One observation the group kept coming back to was that children should not be using LLMs before their own critical thinking has developed, because the calculator finding is visible at this stage. The tool extends the capacity that already exists and substitutes for the capacity that does not. The same observation, transposed, applies to anyone entering a new domain. The tool is genuinely useful to the practitioner who already has base knowledge and integrity, and structurally dangerous to the one who does not, because it produces artefacts indistinguishable from the work of the one who does. The number-sense problem returns at organizational scale. The detection signals are not in the artifact, they are in the process.

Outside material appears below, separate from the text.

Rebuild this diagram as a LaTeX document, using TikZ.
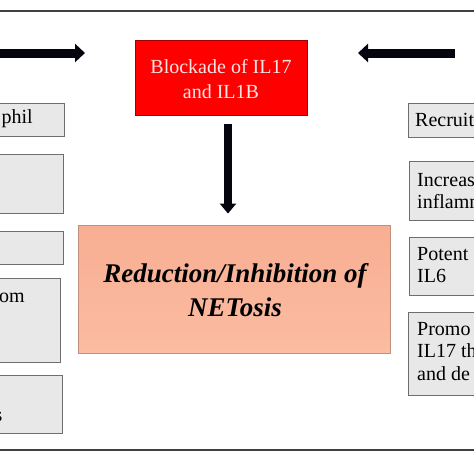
\documentclass[tikz,border=0pt]{standalone}
\usepackage{fontspec}
\setmainfont{Liberation Serif}
\usetikzlibrary{arrows.meta}
\definecolor{boxgray}{HTML}{E8E8E8}
\definecolor{boxline}{HTML}{6E6E6E}
\definecolor{blockred}{HTML}{FF0000}
\definecolor{blockline}{HTML}{A00000}
\definecolor{salmontop}{HTML}{F8AE92}
\definecolor{salmonbot}{HTML}{FBBCA2}
\definecolor{salmonline}{HTML}{C0907C}
\definecolor{paletext}{HTML}{FFE4E4}
\definecolor{framegray}{HTML}{404040}
\definecolor{arrowink}{HTML}{05050F}
\begin{document}
\begin{tikzpicture}[x=1pt,y=-1pt,
  sidebox/.style={draw=boxline, fill=boxgray, line width=0.9pt, inner sep=0pt},
  sidetext/.style={inner sep=0pt, font=\fontsize{20}{21.5}\selectfont, align=left},
  fatarrow/.style={draw=arrowink, line width=9pt, -{Triangle[length=10pt,width=18pt]}},
  downarrow/.style={draw=arrowink, line width=7.5pt, -{Triangle[length=10pt,width=16pt]}}]
\useasboundingbox (0,0) rectangle (474,474);
\clip (0,0) rectangle (474,474);
\fill[white] (0,0) rectangle (474,474);
% outer frame
\draw[framegray, line width=1.3pt] (-5,11) rectangle (479,450);
% left boxes
\node[sidebox, minimum width=104pt, minimum height=33pt] (L1) at (12,119.5) {};
\node[sidebox, minimum width=103pt, minimum height=59pt] (L2) at (11.5,183.5) {};
\node[sidebox, minimum width=103pt, minimum height=33pt] (L3) at (11.5,247.5) {};
\node[sidebox, minimum width=100pt, minimum height=84pt] (L4) at (10,320) {};
\node[sidebox, minimum width=102pt, minimum height=58pt] (L5) at (11,404) {};
% right boxes
\node[sidebox, minimum width=112pt, minimum height=34pt] (R1) at (464,120) {};
\node[sidebox, minimum width=111pt, minimum height=59pt] (R2) at (464.5,190.5) {};
\node[sidebox, minimum width=111pt, minimum height=58pt] (R3) at (464.5,266) {};
\node[sidebox, minimum width=112pt, minimum height=83pt] (R4) at (464,353.5) {};
% texts of side boxes (base anchor = last line)
\node[sidetext, anchor=base east] (tL1) at (33,123) {phil};
\node[sidetext, anchor=base east] (tL4) at (25,302) {om};
\node[sidetext, anchor=base east] (tL5) at (2.5,421) {s};
\node[sidetext, anchor=base west] (tR1) at (415,126) {Recruit};
\node[sidetext, anchor=base west] (tR2) at (417,208) {Increas\\inflamm};
\node[sidetext, anchor=base west] (tR3) at (417,282) {Potent\\IL6};
\node[sidetext, anchor=base west, font=\fontsize{20}{22.5}\selectfont] (tR4) at (417,380) {Promo\\IL17 th\\and de};
% central boxes
\node[draw=blockline, fill=blockred, line width=0.9pt, minimum width=172pt, minimum height=75pt, inner sep=0pt] (block) at (221,77.5) {};
\node[anchor=base, inner sep=0pt, align=center, text=paletext, font=\fontsize{20}{25}\selectfont] (tblock) at (221,98) {Blockade of IL17\\and IL1B};
\node[draw=salmonline, top color=salmontop, bottom color=salmonbot, line width=0.9pt, minimum width=312pt, minimum height=128pt, inner sep=0pt] (netosis) at (234,289) {};
\node[anchor=base, inner sep=0pt, align=center, font=\bfseries\itshape\fontsize{27}{34}\selectfont] (tnet) at (235,316) {Reduction/Inhibition of\\NETosis};
% arrows
\coordinate (lstart) at (-5,53);
\coordinate (ltip) at (85,53);
\coordinate (rstart) at (455,53);
\coordinate (rtip) at (358,53);
\draw[fatarrow] (lstart) -- (ltip);
\draw[fatarrow] (rstart) -- (rtip);
\draw[downarrow] ([xshift=7pt,yshift=-9pt]block.south) -- ([xshift=-6pt,yshift=11pt]netosis.north);
\end{tikzpicture}
\end{document}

Two things from this session are worth documenting, one encouraging and one worth considering to improve the next session. The encouraging part: opening with personal examples positioned the group closer to their own experience for the rest of the conversation, and the effect was noticeable. We kept returning to personal samples throughout, more than in any session before. Carl Rogers called this the difference between intellectual understanding and felt sense: theory that has been confirmed by personal recognition lands differently than theory that has merely been understood.
The harder observation is that I had trouble getting the conversation deep, and on reflection, I think the question itself did not require depth. The answer was clear from early in the session: the LLM is good for what you already know, poor at what you don't, and the diagnostic is whether you have the base knowledge to evaluate. Everyone acknowledged this within the first stretch of conversation, and once it was on the table, there was less for the group to discover together. The remaining time was spent confirming the answer from different angles rather than pushing into new territory.
This is a facilitation problem, not a group problem. Karl Weick's work on sensemaking distinguishes between situations that reward collective inquiry and situations where the answer is already structurally available. A good session question creates the first condition. This one created the second, possibly because the framing was discussed among the people who had been thinking about it individually before, and the room arrived already half‑convinced. The right adjustment for next time is to choose a question whose answer is not retrievable from individual reflection, only from collective work. The signs that worked this session were that personal examples opened the room. The sign that did not was that the room reached its conclusion before the conversation had genuinely tested it.